Comments are used to explain the code and are ignored by the interpreter. Comments start with a # symbol.

# This is a comment
name="Alice"  # This is also a comment

Running Shell Scripts #

To run a shell script, you need to make it executable and then run it.

1. Make it executable: chmod +x hello.sh
2. Run the script: ./hello.sh

The ./ is important; it tells the shell to run the script in the current directory.

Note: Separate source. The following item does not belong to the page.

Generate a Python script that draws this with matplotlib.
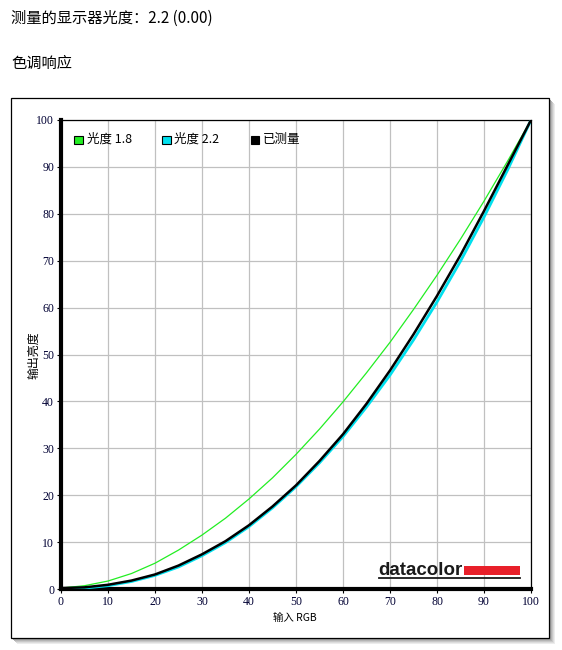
import numpy as np
import matplotlib.pyplot as plt
from matplotlib.patches import Rectangle
from matplotlib.lines import Line2D

# input RGB (%), every 5 units
rgb_in = [0, 5, 10, 15, 20, 25, 30, 35, 40, 45, 50,
          55, 60, 65, 70, 75, 80, 85, 90, 95, 100]
gamma_18 = [0.2, 0.7, 1.7, 3.3, 5.5, 8.3, 11.5, 15.1, 19.2, 23.7, 28.7,
            34.1, 39.9, 46.1, 52.6, 59.6, 66.9, 74.6, 82.7, 91.2, 100]
gamma_22 = [0.1, 0.2, 0.7, 1.6, 2.9, 4.7, 7.1, 9.9, 13.3, 17.3, 21.8,
            26.9, 32.5, 38.8, 45.6, 53.1, 61.2, 69.9, 79.3, 89.3, 100]
measured = [0.2, 0.35, 0.9, 1.8, 3.1, 5.0, 7.4, 10.2, 13.6, 17.6, 22.1,
            27.3, 33.0, 39.5, 46.6, 54.3, 62.5, 71.2, 80.6, 90.3, 100]

x_ticks = list(range(0, 101, 10))
y_ticks = list(range(0, 101, 10))

legend_labels = ['光度 1.8', '光度 2.2', '已测量']
colors = ['#22ee22', '#00e0ee', '#000000']

plt.rcParams['font.family'] = ['Noto Sans CJK SC', 'DejaVu Sans']

W, H = 562, 650
fig = plt.figure(figsize=(W / 100, H / 100), dpi=100)

def fx(px):
    return px / W

def fy(py):
    return 1 - py / H

# title lines
fig.text(fx(11), fy(18), '测量的显示器光度：2.2 (0.00)', fontsize=11, va='center', ha='left')
fig.text(fx(11), fy(63), '色调响应', fontsize=11, va='center', ha='left')

# panel shadow + frame, kept behind the axes
for off, c in [(6, '#ececec'), (5, '#dcdcdc'), (4, '#c8c8c8'), (3, '#b4b4b4'), (2, '#a0a0a0')]:
    fig.add_artist(Rectangle((fx(11 + off), fy(638 + off)), 538 / W, 540 / H,
                             transform=fig.transFigure, facecolor=c, edgecolor='none',
                             zorder=-3))
fig.add_artist(Rectangle((fx(11), fy(638)), 538 / W, 540 / H, transform=fig.transFigure,
                         facecolor='white', edgecolor='black', lw=0.9, zorder=-2))

ax = fig.add_axes([fx(61), fy(589), 470 / W, 469 / H])
ax.set_xlim(0, 100)
ax.set_ylim(0, 100)

ax.plot(rgb_in, gamma_18, color=colors[0], lw=0.9, zorder=3)
ax.plot(rgb_in, gamma_22, color=colors[1], lw=2.0, zorder=4)
ax.plot(rgb_in, measured, color=colors[2], lw=1.8, zorder=5)

ax.set_xticks(x_ticks)
ax.set_yticks(y_ticks)
ax.set_xticklabels([str(v) for v in x_ticks], family='Liberation Serif', fontsize=8.5, color='#000033')
ax.set_yticklabels([str(v) for v in y_ticks], family='Liberation Serif', fontsize=8.5, color='#000033')
ax.tick_params(direction='out', length=3, width=0.8, pad=2)
ax.grid(True, color='#c0c0c0', lw=0.9)
ax.set_axisbelow(True)
ax.spines['left'].set_linewidth(3.0)
ax.spines['bottom'].set_linewidth(3.0)
ax.spines['top'].set_linewidth(0.9)
ax.spines['right'].set_linewidth(0.9)

# legend row
for i, (lab, c) in enumerate(zip(legend_labels, colors)):
    sx = [74.3, 162.0, 250.7][i]
    ax.add_patch(Rectangle(((sx - 61) / 470, (589 - 144) / 469), 8.5 / 470, 8.5 / 469,
                           transform=ax.transAxes, facecolor=c, edgecolor='black', lw=0.8,
                           zorder=6))
    ax.text((sx + 12.5 - 61) / 470, (589 - 139.5) / 469, lab, transform=ax.transAxes,
            fontsize=9, va='center', ha='left', zorder=6)

# datacolor mark
fig.text(fx(378), fy(575), 'datacolor', fontsize=13.5, fontweight='bold',
         family='Liberation Sans', color='#1a1a1a', va='baseline', ha='left', zorder=5)
fig.add_artist(Rectangle((fx(464), fy(575)), 56 / W, 9 / H, transform=fig.transFigure,
                         facecolor='#e8202a', edgecolor='none', zorder=5))
fig.add_artist(Line2D([fx(379), fx(520)], [fy(577.5), fy(577.5)], transform=fig.transFigure,
                      color='#1a1a1a', lw=1.3, zorder=5))

# axis labels
fig.text(fx(34), fy(355), '输出亮度', fontsize=8.6, rotation=90, va='center', ha='center')
fig.text(fx(295), fy(618), '输入 RGB', fontsize=7.5, va='center', ha='center')

fig.savefig('out.png', dpi=100)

Basic Conditional Statements (if, else) #

Conditional statements allow you to execute different commands based on certain conditions.

#!/bin/bash
name="Bob"
if [ "$name" == "Alice" ]; then
  echo "Hello, Alice!"
else
  echo "Hello, stranger!"
fi

The [ ... ] is a test command. Note the spaces around the == operator and the use of double quotes around the variable $name to handle cases where the variable might be empty.

Loops (for, while) #

Loops repeat commands multiple times.

• for loop: Iterates over a list of items.

#!/bin/bash
for i in 1 2 3 4 5; do
  echo "Number: $i"
done

• while loop: Repeats as long as a condition is true.

#!/bin/bash
count=0
while [ $count -lt 5 ]; do
  echo "Count: $count"
  count=$((count + 1))
done

$((...)) performs arithmetic expansion. The -lt operator compares if the left side is less than the right side. Remember to increment the counter variable to avoid infinite loops.

Advanced Shell Techniques (Optional) #

Aliases #

Aliases allow you to create shortcuts for frequently used commands. They are defined using the alias command.

alias la='ls -la'

This creates an alias la that is equivalent to ls -la. Now, typing la will execute ls -la. Aliases are typically defined in your shell’s configuration file (e.g., ~/.bashrc for Bash) so they are available each time you open a new terminal.

Environment Variables #

Environment variables store information about the user’s environment. They can be accessed by shell scripts and other programs. They are set using the export command.

export EDITOR=vim

This sets the EDITOR environment variable to vim. Many programs use environment variables to configure their behavior. You can view currently set environment variables using the env command or printenv.

Functions #

Functions are blocks of code that can be reused multiple times. They are defined using the function keyword (or a simpler syntax without the keyword).

function greet {
  echo "Hello, $1!"
}

greet "World"  # Output: Hello, World!

This defines a function greet that takes one argument and prints a greeting. Functions help organize and modularize your scripts.

Regular Expressions #

Regular expressions (regex) are powerful patterns for matching text. They are used with commands like grep, sed, and awk to search and manipulate text. A simple example using grep:

grep "^[0-9]\{3\}-\d{3}-\d{4}$" phone_numbers.txt

This searches phone_numbers.txt for lines matching a North American phone number pattern (XXX-XXX-XXXX). Learning regular expressions is valuable for text processing tasks.

Using SSH for Remote Access #

SSH (Secure Shell) allows you to securely connect to remote servers. The basic command is:

ssh user@remote_host

Replace user with your username on the remote server and remote_host with the server’s IP address or hostname. You’ll be prompted for your password. You can also use SSH keys for passwordless authentication, which is highly recommended for security reasons. Once connected, you can use shell commands on the remote server as if you were logged in locally. Many aspects of SSH are beyond the scope of a beginner’s guide but are fundamental for remote system administration.